Fleeing The War

Fleeing The War

The documentary Fleeing The War is a directorial debut by Maria Ivanova.

The project was filmed in Germany, Russia, Lebanon and Syria. Written by Oleg Kolin Co-Director: Nikolai Viktorov Fleeing The War premiered at Russian Film Festival in Lebanon organized by Buta Films in cooperation with Russian Ministry of Foreign Affairs.

Russian premiere took place on 20th of June 2017 (International Refugee Day) in cooperation with the Office of the United Nations High Commissioner for Refugees in Russia. In the fall of 2017 we organized a screening with Q&A session at Red Cross office in Moscow. The film received a special prize from the Office of the United Nations High Commissioner for Refugees in Russia at Stalker Film Festival.

Synopsis

The war in the Middle East has become a far bigger event than a local social and religious conflict. It suddenly turned out that this strange war in which Arabs kill Arabs concerns everybody. Sated Europe understood it when thousands of refugees flooded in its territory. Suddenly there appeared a great number of them. A frightening number of them.

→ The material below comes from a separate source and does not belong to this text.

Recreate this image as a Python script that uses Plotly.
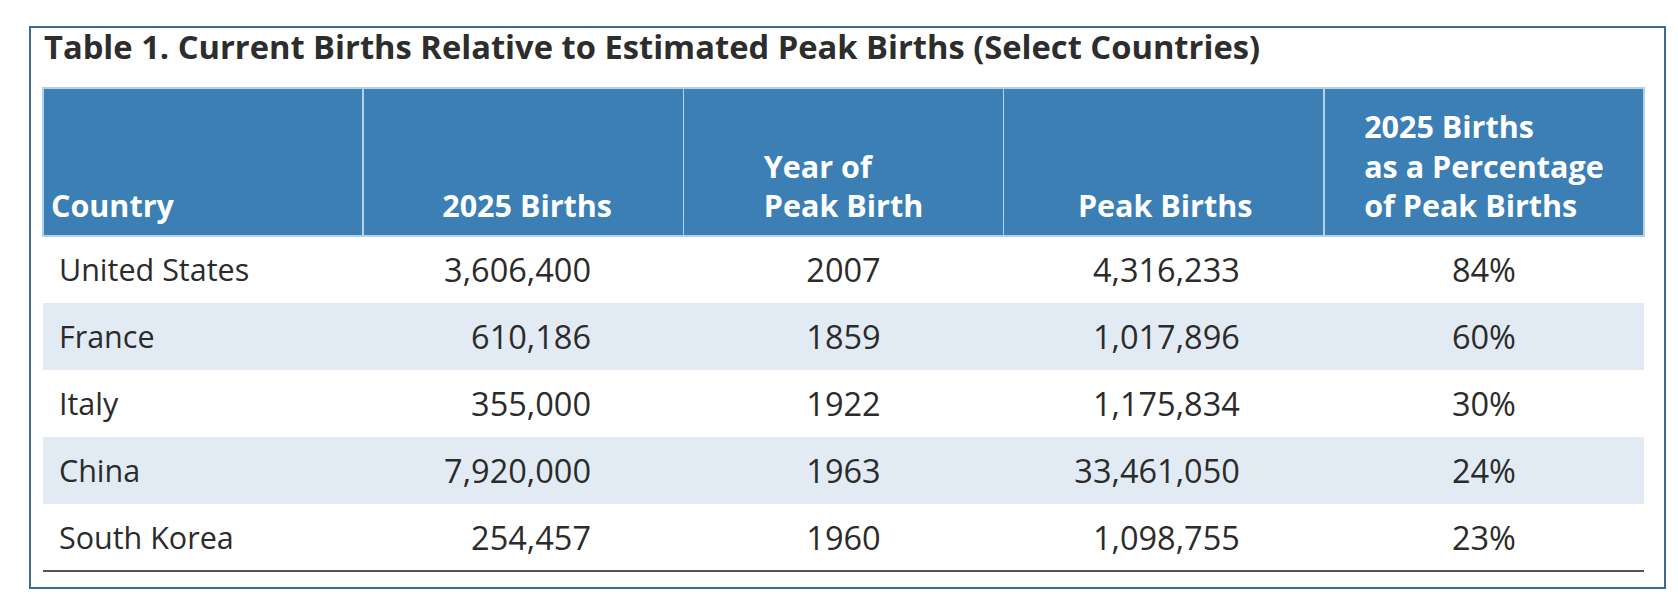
import plotly.graph_objects as go

# Table data
Countries = ["United States", "France", "Italy", "China", "South Korea"]
Births_2025 = [3606400, 610186, 355000, 7920000, 254457]
Peak_Year = [2007, 1859, 1922, 1963, 1960]
Peak_Births = [4316233, 1017896, 1175834, 33461050, 1098755]
Pct_Of_Peak = [84, 60, 30, 24, 23]

nbsp = "\u00a0"

# Header labels (bottom aligned -> pad empty lines with nbsp)
Header_Labels = [
    f"{nbsp}<br>{nbsp}<br>Country"
    ,f"{nbsp}<br>{nbsp}<br>2025 Births"
    ,f"{nbsp}<br>Year of<br>Peak Birth"
    ,f"{nbsp}<br>{nbsp}<br>Peak Births"
    ,"2025 Births<br>as a Percentage<br>of Peak Births"
]

Title_Text = "Table 1. Current Births Relative to Estimated Peak Births (Select Countries)"

# Figure size / colors
W, H = 1678, 600
Header_Color = "#3b7fb4"
Band_Color = "#e2ebf3"
Text_Color = "#2b2b2b"
Frame_Color = "#40698f"

Table_Top = 80
Header_H = 148
Row_H = 67
Col_Align = ["left", "right", "center", "right", "center"]

# Alternating row fills
Row_Fill = ["white" if i % 2 == 0 else Band_Color for i in range(len(Countries))]
Blank_Cells = [[""] * len(Countries) for _ in range(5)]

fig = go.Figure()

# Background table: fills and header dividers
fig.add_trace(go.Table(
    domain=dict(x=[35/W, 1636/W], y=[0, 1 - Table_Top/H])
    ,header=dict(
        values=[""] * 5
        ,fill_color=Header_Color
        ,line=dict(color="#b3d1ea", width=1.5)
        ,height=Header_H
    )
    ,cells=dict(
        values=Blank_Cells
        ,fill_color=[Row_Fill] * 5
        ,line=dict(width=0)
        ,height=Row_H
    )
))

# Text table laid on top (shifted down a bit to center the text in the rows)
Head_Shift = 9
Cell_Shift = 14
fig.add_trace(go.Table(
    domain=dict(x=[35/W, 1636/W], y=[0, 1 - (Table_Top + Head_Shift)/H])
    ,header=dict(
        values=Header_Labels
        ,fill_color="rgba(0,0,0,0)"
        ,line=dict(width=0)
        ,align=Col_Align
        ,suffix=[None, nbsp * 8, None, nbsp * 8, None]
        ,font=dict(family="Open Sans", size=30.5, color="white", weight=700)
        ,height=Header_H + Cell_Shift - Head_Shift
    )
    ,cells=dict(
        values=[
            [nbsp + c for c in Countries]
            ,[f"{v:,}" for v in Births_2025]
            ,Peak_Year
            ,[f"{v:,}" for v in Peak_Births]
            ,[f"{v}%" for v in Pct_Of_Peak]
        ]
        ,fill_color="rgba(0,0,0,0)"
        ,line=dict(width=0)
        ,align=Col_Align
        ,suffix=[None, nbsp * 10, None, nbsp * 9, None]
        ,font=dict(family="Open Sans", size=[30.5, 32.5, 32.5, 32.5, 32.5], color=Text_Color)
        ,height=Row_H
    )
))

# Outer frame and bottom rule
fig.add_shape(type="rect", xref="paper", yref="paper"
    ,x0=22/W, x1=1657/W, y0=1 - 580/H, y1=1 - 19/H
    ,line=dict(color=Frame_Color, width=2))
fig.add_shape(type="line", xref="paper", yref="paper"
    ,x0=35/W, x1=1636/W, y0=1 - 563/H, y1=1 - 563/H
    ,line=dict(color="#555555", width=2))

fig.update_layout(
    width=W
    ,height=H
    ,margin=dict(l=0, r=0, t=0, b=0)
    ,paper_bgcolor="white"
    ,title=dict(
        text=f"<b>{Title_Text}</b>"
        ,x=36/W
        ,xanchor="left"
        ,y=1 - 39.5/H
        ,yanchor="middle"
        ,font=dict(family="Open Sans", size=32.7, color="#2d2d2d")
    )
)

fig.write_html("out.html")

Refugees became sort of rebuke for European snobbism and ignorance, as well as the warning of a global danger and a reminder of geopolitical mistakes, a durability test for Christian values such as understanding, compassion and selflessness.

The average citizen just recently acknowledged Muslim world, however he hasn’t yet gathered a courage to look beyond the surface. The first reaction to all of it is fear. Muslims are the danger, an enemy. We aim to help getting to know this unknown, heterogeneous and complicated Muslim world without prejudices.

The global problem is daily being discussed by high rank men in governments and diplomatic missions, but these politicians are not interested in small men, who have fled their destroyed country. A small man won’t be the center of public attention. He’s destined to live day by day in his personal hell.

The goal of our project is to show a small man’s destiny with a global tragedy in the background. This small man is not a terrorist or a thug – he doesn’t destroy civilization.  Terrorists under the passive eye of the Old and New Worlds don’t erect Muslim world, but destroy it. A small man from the Middle East is a broken piece of the Muslim world needs help. He wants to live and not to be afraid for his children’s lives. That is why he leaves his family, crosses the sea in a small boat, commits a crime buying a false document, gives all his saving to bandits, walks on foot for weeks and climbs over camp fences. Small man is a peasant or a teacher, or a small salesman. It can be a thirteen-year-old teenager or a mother with many children.

With our film we would like to remind you how small is the difference between a political intrigue and cold-blooded extermination of people. We want to see a human life as a main value, not money, short political profit or religious views.